It’s been a subject of long debate. How important is it to teach students how to work together. In the working world, collaboration is vital and huge amounts of money are spent on team building events and team working courses. At the end of the day though for a school, student’s work is judged on its own merits and collaboration in exams is, well best said to be frowned on.
Now, thanks to NESTA (the National Endowment for Science, Technology and the Arts – funded from the National Lottery) the subject is being examined in more detail. In the report “Solved! Making the case for collaborative problem-solving”, the authors produce evidence that Collaborative Problem Solving does indeed raise attainment measured by standard tests and then look at the barriers that the approach faces.

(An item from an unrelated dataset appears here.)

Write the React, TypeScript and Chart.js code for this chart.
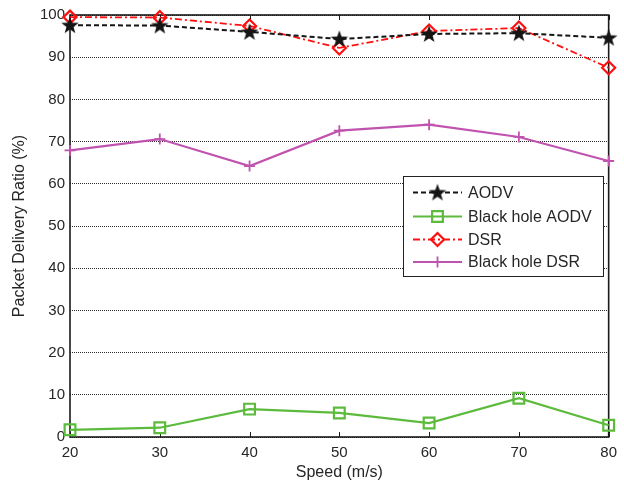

You can read the full report here.
They make the point that collaboration isn’t just problem solving in the company of others. To deliver the benefits students in a group have to have the chance to truly share information, ideas and questions without snap judgments being made. There may be a ‘right’ answer to the problem but over-specifying the route to reach the answer is what constrains collaboration.

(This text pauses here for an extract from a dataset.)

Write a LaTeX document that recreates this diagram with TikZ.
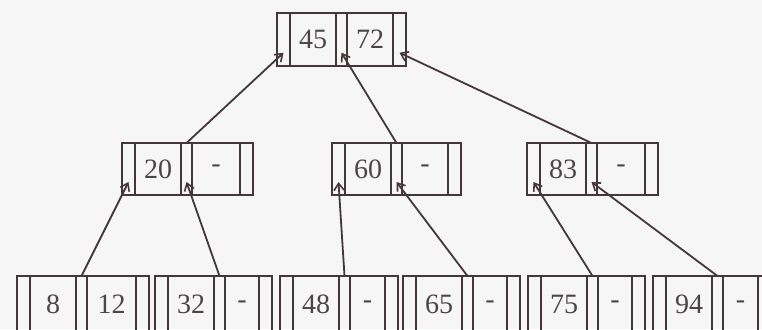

The question then becomes, how do we enable students to tackle this kind of problem solving. We’ve all seen the stock photos of students sitting around a single computer pointing at something on the screen but that’s not the real world. There are virtual spaces where this collaboration can take place, OneNote Class Notebooks are one example.
If we want to instill the power of collaborative problem solving in students then we have to deliver a collaborative problem solving space.